After the training run completes, we can manually view our bucket using the Google Cloud Console or run the below code.

PYTHON

total_size_bytes = 0
# bucket = client.bucket(BUCKET_NAME)

for blob in client.list_blobs(BUCKET_NAME):
    total_size_bytes += blob.size
    print(blob.name)

total_size_mb = total_size_bytes / (1024**2)
print(f"Total size of bucket '{BUCKET_NAME}': {total_size_mb:.2f} MB")

Training Artifacts → ARTIFACT_DIR

This is your intended output location, set via base_output_dir.
It contains everything your training script explicitly writes. In our case, this includes:

  • {BUCKET_NAME}/artifacts/xgb/{RUN_ID}/xgboost-model — Serialized XGBoost model (Booster) saved via joblib; reload later with joblib.load() for reuse or deployment.

System-Generated Files

Additional system-generated files (e.g., Vertex’s .tar.gz code package or executor_output.json) will appear under .vertex_staging/ and can be safely ignored or auto-deleted via lifecycle rules.

Evaluated the trained model stored on GCS


import io
# Load test data directly into memory
bucket = client.bucket(BUCKET_NAME)
blob = bucket.blob("titanic_test.csv")
test_df = pd.read_csv(io.BytesIO(blob.download_as_bytes()))


# Apply same preprocessing logic used during training
X_test, y_test = preprocess_data(test_df)

# -------------------------
# 4. Load the model artifact we just pulled from GCS
# -------------------------
MODEL_BLOB_PATH = f"artifacts/xgb/{RUN_ID}/model/xgboost-model"
model_blob = bucket.blob(MODEL_BLOB_PATH)
model_bytes = model_blob.download_as_bytes()
model = joblib.load(io.BytesIO(model_bytes))

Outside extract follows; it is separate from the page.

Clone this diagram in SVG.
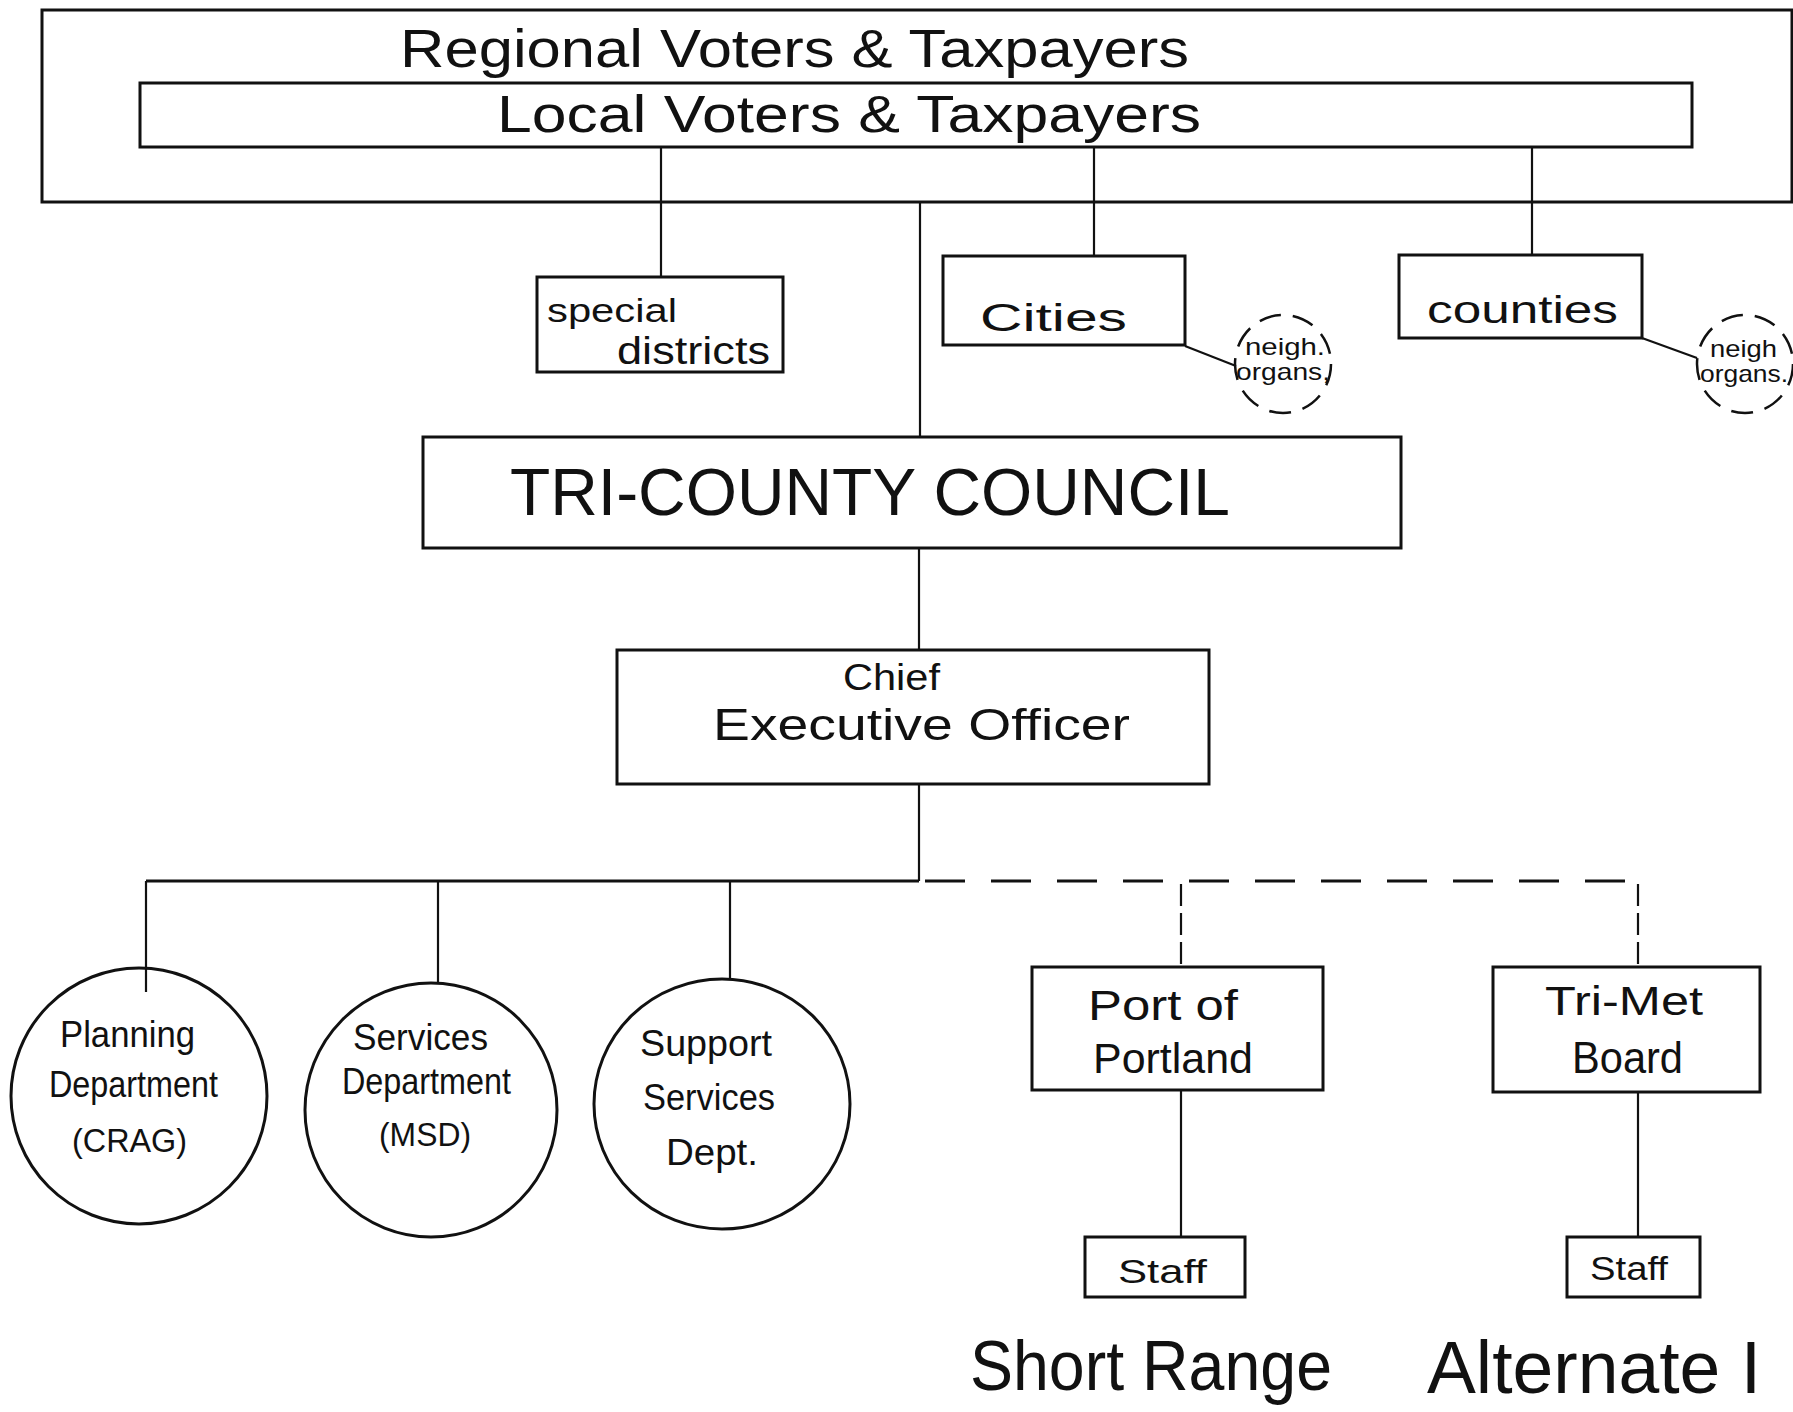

# -------------------------
# 5. Run predictions and compute accuracy
# -------------------------
dtest = xgb.DMatrix(X_test)
y_pred_prob = model.predict(dtest)
y_pred = (y_pred_prob >= 0.5).astype(int)

acc = accuracy_score(y_test, y_pred)
print(f"Test accuracy (model from Vertex job): {acc:.3f}")

When training takes too long

Two main options in Vertex AI:

Option 1: Upgrade to more powerful machine types
- The simplest way to reduce training time is to use a larger machine or add GPUs (e.g., T4, V100, A100).
- This works best for small or medium datasets (<10 GB) and avoids the coordination overhead of distributed training.
- GPUs and TPUs can accelerate deep learning workloads significantly.

Option 2: Use distributed training with multiple replicas
- Vertex AI supports distributed training for many frameworks.
- The dataset is split across replicas, each training a portion of the data with synchronized gradient updates.
- This approach is most useful for large datasets and long-running jobs.

When distributed training makes sense
- Dataset size exceeds 10–50 GB.
- Training on a single machine takes more than 10 hours.
- The model is a deep learning workload that scales naturally across GPUs or TPUs.

We will explore both options more in depth in the next episode when we train a neural network.

Key Points
  • Environment initialization: Use aiplatform.init() to set defaults for project, region, and bucket.
  • Local vs managed training: Test locally before scaling into managed jobs.
  • Custom jobs: Vertex AI lets you run scripts as managed training jobs using pre-built or custom containers.
  • Scaling: Start small, then scale up to GPUs or distributed jobs as dataset/model size grows.
  • Monitoring: Track job logs and artifacts in the Vertex AI Console.